YOUR INSTRUCTIONS — Leave out the images; return the rest of the data exactly.

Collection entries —
########################################

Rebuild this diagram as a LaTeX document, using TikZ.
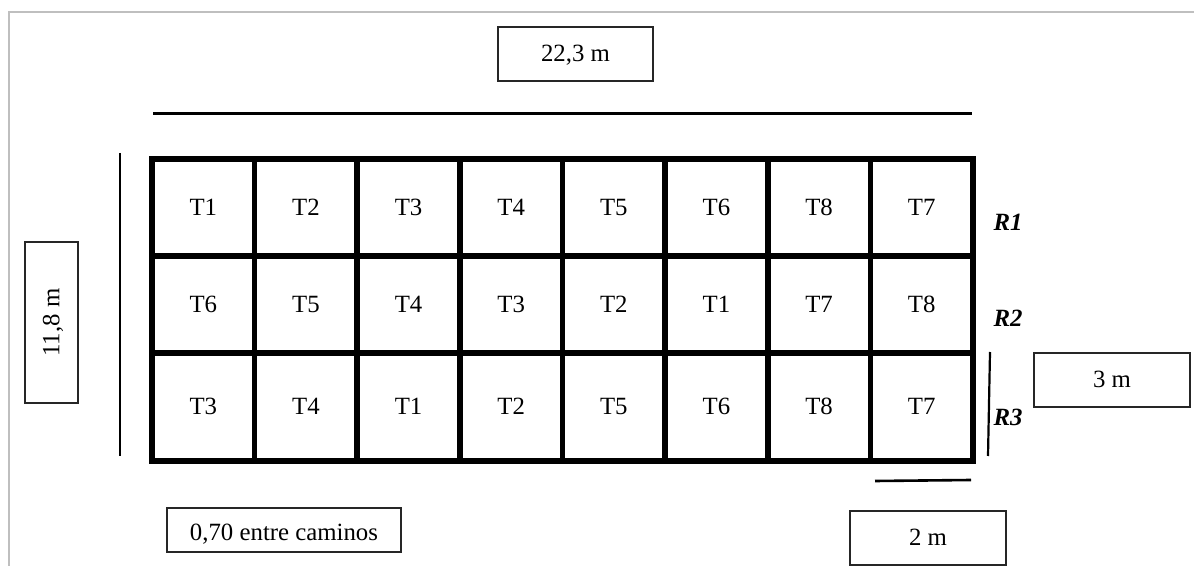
\documentclass[tikz,border=0pt]{standalone}
\usepackage{fontspec}
\setmainfont{Liberation Serif}
\begin{document}
\begin{tikzpicture}[x=0.5pt,y=-0.5pt,
  lbl/.style={font=\fontsize{12.4}{14}\selectfont, text height=8.2pt, text depth=0.4pt},
  cell/.style={draw, line width=2.8pt, minimum width=51.31pt, inner sep=0pt, lbl},
  dimbox/.style={draw=black!85, line width=0.6pt, inner sep=0pt, lbl},
  rlbl/.style={font=\fontsize{12.4}{14}\selectfont\bfseries\itshape},
  dimline/.style={line width=1.1pt}]
\useasboundingbox (0,0) rectangle (1194,566);
\draw[black!25, line width=0.9pt] (9,566) -- (9,12) -- (1194,12);
% grid
\foreach \t [count=\i] in {T1,T2,T3,T4,T5,T6,T8,T7}
  \node[cell, minimum height=48.5pt] (a\i) at ({152+102.625*(\i-0.5)},207.5) {\t};
\foreach \t [count=\i] in {T6,T5,T4,T3,T2,T1,T7,T8}
  \node[cell, minimum height=48.5pt] (b\i) at ({152+102.625*(\i-0.5)},304.5) {\t};
\foreach \t [count=\i] in {T3,T4,T1,T2,T5,T6,T8,T7}
  \node[cell, minimum height=54pt] (c\i) at ({152+102.625*(\i-0.5)},407) {\t};
% dimension lines
\coordinate (tl) at (153,114); \coordinate (tr) at (972,114);
\draw[line width=1.5pt] (tl) -- (tr);
\coordinate (lt) at (120,153); \coordinate (lb) at (120,456);
\draw[dimline] (lt) -- (lb);
\coordinate (rt) at (990,352); \coordinate (rb) at (988,456);
\draw[dimline] (rt) -- (rb);
\coordinate (bl) at (875,481); \coordinate (br) at (971,480);
\draw[line width=1.3pt] (bl) -- (br);
% boxes
\node[dimbox, minimum width=77.5pt, minimum height=27pt] (w) at (575.5,54) {22,3 m};
\node[dimbox, rotate=90, minimum width=80.5pt, minimum height=26.5pt] (h) at (51.5,322.5) {11,8 m};
\node[dimbox, minimum width=78pt, minimum height=27pt] (r) at (1112,380) {3 m};
\node[dimbox, minimum width=78pt, minimum height=27pt] (b) at (928,538) {2 m};
\node[dimbox, minimum width=117pt, minimum height=22pt] (p) at (284,530) {\raisebox{-1.5pt}{0,70 entre caminos}};
% row labels
\node[rlbl] (r1) at (1008,222) {R1};
\node[rlbl] (r2) at (1008,318) {R2};
\node[rlbl] (r3) at (1008,417) {R3};
\end{tikzpicture}
\end{document}
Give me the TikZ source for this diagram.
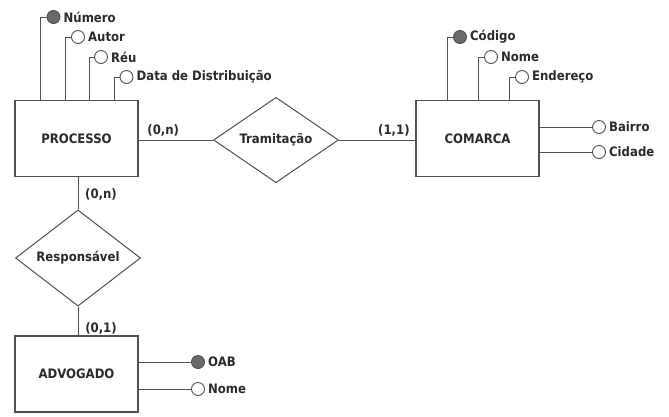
\documentclass[tikz,border=0pt]{standalone}
\usepackage{fontspec}
\setmainfont{DejaVu Sans Condensed}
\usetikzlibrary{shapes.geometric}
\definecolor{linec}{HTML}{505050}
\definecolor{keyc}{HTML}{6A6A6A}
\definecolor{txtc}{HTML}{2A2A2A}
\tikzset{
  ent/.style={draw=linec, line width=1.4pt, fill=white, minimum width=123pt, minimum height=76pt, inner sep=0pt, font=\bfseries\fontsize{13}{14}\selectfont, text=txtc},
  rel/.style={diamond, draw=linec, line width=1pt, fill=white, minimum width=125pt, minimum height=61pt, inner sep=0pt, font=\bfseries\fontsize{13}{14}\selectfont, text=txtc},
  attr/.style={circle, draw=linec, line width=0.9pt, fill=white, minimum size=13pt, inner sep=0pt},
  keyattr/.style={attr, fill=keyc},
  lab/.style={anchor=west, inner sep=3pt, font=\bfseries\fontsize{13}{14}\selectfont, text=txtc},
  card/.style={inner sep=0pt, font=\bfseries\fontsize{13}{14}\selectfont, text=txtc},
  conn/.style={draw=linec, line width=1pt}
}
\begin{document}
\begin{tikzpicture}[x=1pt, y=-1pt]
\useasboundingbox (0,0) rectangle (669,416);
% entities
\node[ent] (P) at (76.5,138.5) {PROCESSO};
\node[ent] (C) at (477.5,138.5) {COMARCA};
\node[ent] (A) at (76.5,374) {ADVOGADO};
% relationships
\node[rel] (T) at (276,140) {Tramitação};
\node[rel] (R) at (78,258) {Responsável};
% connectors
\draw[conn] (P.east |- T.west) -- node[card, above=3pt, pos=0.33] (c1) {(0,n)} (T.west);
\draw[conn] (T.east) -- node[card, above=3pt, pos=0.72] (c2) {(1,1)} (C.west |- T.east);
\draw[conn] (P.south -| R.north) -- (R.north);
\draw[conn] (R.south) -- (A.north -| R.south);
\node[card] (c3) at (101,194) {(0,n)};
\node[card] (c4) at (101,328) {(0,1)};
% PROCESSO attributes
\node[keyattr] (pnum) at (53.5,17) {};
\node[attr] (paut) at (78,37) {};
\node[attr] (preu) at (101,57) {};
\node[attr] (pdat) at (126.5,77) {};
\node[lab] (lnum) at (pnum.east) {Número};
\node[lab] (laut) at (paut.east) {Autor};
\node[lab] (lreu) at (preu.east) {Réu};
\node[lab] (ldat) at (pdat.east) {Data de Distribuição};
\coordinate (p1) at (40,100);
\coordinate (p2) at (65,100);
\coordinate (p3) at (89,100);
\coordinate (p4) at (114,100);
\draw[conn] (pnum.west) -| (p1);
\draw[conn] (paut.west) -| (p2);
\draw[conn] (preu.west) -| (p3);
\draw[conn] (pdat.west) -| (p4);
% COMARCA attributes
\node[keyattr] (ccod) at (460,37) {};
\node[attr] (cnom) at (491,57) {};
\node[attr] (cend) at (522,77) {};
\node[attr] (cbai) at (599,127) {};
\node[attr] (ccid) at (599,152) {};
\node[lab] (lcod) at (ccod.east) {Código};
\node[lab] (lcnom) at (cnom.east) {Nome};
\node[lab] (lend) at (cend.east) {Endereço};
\node[lab] (lbai) at (cbai.east) {Bairro};
\node[lab] (lcid) at (ccid.east) {Cidade};
\coordinate (q1) at (447,100);
\coordinate (q2) at (478,100);
\coordinate (q3) at (509,100);
\draw[conn] (ccod.west) -| (q1);
\draw[conn] (cnom.west) -| (q2);
\draw[conn] (cend.west) -| (q3);
\draw[conn] (cbai.west) -- (C.east |- cbai.west);
\draw[conn] (ccid.west) -- (C.east |- ccid.west);
% ADVOGADO attributes
\node[keyattr] (aoab) at (198,362) {};
\node[attr] (anom) at (198,389) {};
\node[lab] (loab) at (aoab.east) {OAB};
\node[lab] (lanom) at (anom.east) {Nome};
\draw[conn] (aoab.west) -- (A.east |- aoab.west);
\draw[conn] (anom.west) -- (A.east |- anom.west);
\end{tikzpicture}
\end{document}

########################################

COMPLETE RESPONSE —
Rebuild this diagram as a LaTeX document, using TikZ.
\documentclass[tikz,border=0pt]{standalone}
\usepackage{fontspec}
\setmainfont{Liberation Serif}
\begin{document}
\begin{tikzpicture}[x=0.5pt,y=-0.5pt,
  lbl/.style={font=\fontsize{12.4}{14}\selectfont, text height=8.2pt, text depth=0.4pt},
  cell/.style={draw, line width=2.8pt, minimum width=51.31pt, inner sep=0pt, lbl},
  dimbox/.style={draw=black!85, line width=0.6pt, inner sep=0pt, lbl},
  rlbl/.style={font=\fontsize{12.4}{14}\selectfont\bfseries\itshape},
  dimline/.style={line width=1.1pt}]
\useasboundingbox (0,0) rectangle (1194,566);
\draw[black!25, line width=0.9pt] (9,566) -- (9,12) -- (1194,12);
% grid
\foreach \t [count=\i] in {T1,T2,T3,T4,T5,T6,T8,T7}
  \node[cell, minimum height=48.5pt] (a\i) at ({152+102.625*(\i-0.5)},207.5) {\t};
\foreach \t [count=\i] in {T6,T5,T4,T3,T2,T1,T7,T8}
  \node[cell, minimum height=48.5pt] (b\i) at ({152+102.625*(\i-0.5)},304.5) {\t};
\foreach \t [count=\i] in {T3,T4,T1,T2,T5,T6,T8,T7}
  \node[cell, minimum height=54pt] (c\i) at ({152+102.625*(\i-0.5)},407) {\t};
% dimension lines
\coordinate (tl) at (153,114); \coordinate (tr) at (972,114);
\draw[line width=1.5pt] (tl) -- (tr);
\coordinate (lt) at (120,153); \coordinate (lb) at (120,456);
\draw[dimline] (lt) -- (lb);
\coordinate (rt) at (990,352); \coordinate (rb) at (988,456);
\draw[dimline] (rt) -- (rb);
\coordinate (bl) at (875,481); \coordinate (br) at (971,480);
\draw[line width=1.3pt] (bl) -- (br);
% boxes
\node[dimbox, minimum width=77.5pt, minimum height=27pt] (w) at (575.5,54) {22,3 m};
\node[dimbox, rotate=90, minimum width=80.5pt, minimum height=26.5pt] (h) at (51.5,322.5) {11,8 m};
\node[dimbox, minimum width=78pt, minimum height=27pt] (r) at (1112,380) {3 m};
\node[dimbox, minimum width=78pt, minimum height=27pt] (b) at (928,538) {2 m};
\node[dimbox, minimum width=117pt, minimum height=22pt] (p) at (284,530) {\raisebox{-1.5pt}{0,70 entre caminos}};
% row labels
\node[rlbl] (r1) at (1008,222) {R1};
\node[rlbl] (r2) at (1008,318) {R2};
\node[rlbl] (r3) at (1008,417) {R3};
\end{tikzpicture}
\end{document}
Give me the TikZ source for this diagram.
\documentclass[tikz,border=0pt]{standalone}
\usepackage{fontspec}
\setmainfont{DejaVu Sans Condensed}
\usetikzlibrary{shapes.geometric}
\definecolor{linec}{HTML}{505050}
\definecolor{keyc}{HTML}{6A6A6A}
\definecolor{txtc}{HTML}{2A2A2A}
\tikzset{
  ent/.style={draw=linec, line width=1.4pt, fill=white, minimum width=123pt, minimum height=76pt, inner sep=0pt, font=\bfseries\fontsize{13}{14}\selectfont, text=txtc},
  rel/.style={diamond, draw=linec, line width=1pt, fill=white, minimum width=125pt, minimum height=61pt, inner sep=0pt, font=\bfseries\fontsize{13}{14}\selectfont, text=txtc},
  attr/.style={circle, draw=linec, line width=0.9pt, fill=white, minimum size=13pt, inner sep=0pt},
  keyattr/.style={attr, fill=keyc},
  lab/.style={anchor=west, inner sep=3pt, font=\bfseries\fontsize{13}{14}\selectfont, text=txtc},
  card/.style={inner sep=0pt, font=\bfseries\fontsize{13}{14}\selectfont, text=txtc},
  conn/.style={draw=linec, line width=1pt}
}
\begin{document}
\begin{tikzpicture}[x=1pt, y=-1pt]
\useasboundingbox (0,0) rectangle (669,416);
% entities
\node[ent] (P) at (76.5,138.5) {PROCESSO};
\node[ent] (C) at (477.5,138.5) {COMARCA};
\node[ent] (A) at (76.5,374) {ADVOGADO};
% relationships
\node[rel] (T) at (276,140) {Tramitação};
\node[rel] (R) at (78,258) {Responsável};
% connectors
\draw[conn] (P.east |- T.west) -- node[card, above=3pt, pos=0.33] (c1) {(0,n)} (T.west);
\draw[conn] (T.east) -- node[card, above=3pt, pos=0.72] (c2) {(1,1)} (C.west |- T.east);
\draw[conn] (P.south -| R.north) -- (R.north);
\draw[conn] (R.south) -- (A.north -| R.south);
\node[card] (c3) at (101,194) {(0,n)};
\node[card] (c4) at (101,328) {(0,1)};
% PROCESSO attributes
\node[keyattr] (pnum) at (53.5,17) {};
\node[attr] (paut) at (78,37) {};
\node[attr] (preu) at (101,57) {};
\node[attr] (pdat) at (126.5,77) {};
\node[lab] (lnum) at (pnum.east) {Número};
\node[lab] (laut) at (paut.east) {Autor};
\node[lab] (lreu) at (preu.east) {Réu};
\node[lab] (ldat) at (pdat.east) {Data de Distribuição};
\coordinate (p1) at (40,100);
\coordinate (p2) at (65,100);
\coordinate (p3) at (89,100);
\coordinate (p4) at (114,100);
\draw[conn] (pnum.west) -| (p1);
\draw[conn] (paut.west) -| (p2);
\draw[conn] (preu.west) -| (p3);
\draw[conn] (pdat.west) -| (p4);
% COMARCA attributes
\node[keyattr] (ccod) at (460,37) {};
\node[attr] (cnom) at (491,57) {};
\node[attr] (cend) at (522,77) {};
\node[attr] (cbai) at (599,127) {};
\node[attr] (ccid) at (599,152) {};
\node[lab] (lcod) at (ccod.east) {Código};
\node[lab] (lcnom) at (cnom.east) {Nome};
\node[lab] (lend) at (cend.east) {Endereço};
\node[lab] (lbai) at (cbai.east) {Bairro};
\node[lab] (lcid) at (ccid.east) {Cidade};
\coordinate (q1) at (447,100);
\coordinate (q2) at (478,100);
\coordinate (q3) at (509,100);
\draw[conn] (ccod.west) -| (q1);
\draw[conn] (cnom.west) -| (q2);
\draw[conn] (cend.west) -| (q3);
\draw[conn] (cbai.west) -- (C.east |- cbai.west);
\draw[conn] (ccid.west) -- (C.east |- ccid.west);
% ADVOGADO attributes
\node[keyattr] (aoab) at (198,362) {};
\node[attr] (anom) at (198,389) {};
\node[lab] (loab) at (aoab.east) {OAB};
\node[lab] (lanom) at (anom.east) {Nome};
\draw[conn] (aoab.west) -- (A.east |- aoab.west);
\draw[conn] (anom.west) -- (A.east |- anom.west);
\end{tikzpicture}
\end{document}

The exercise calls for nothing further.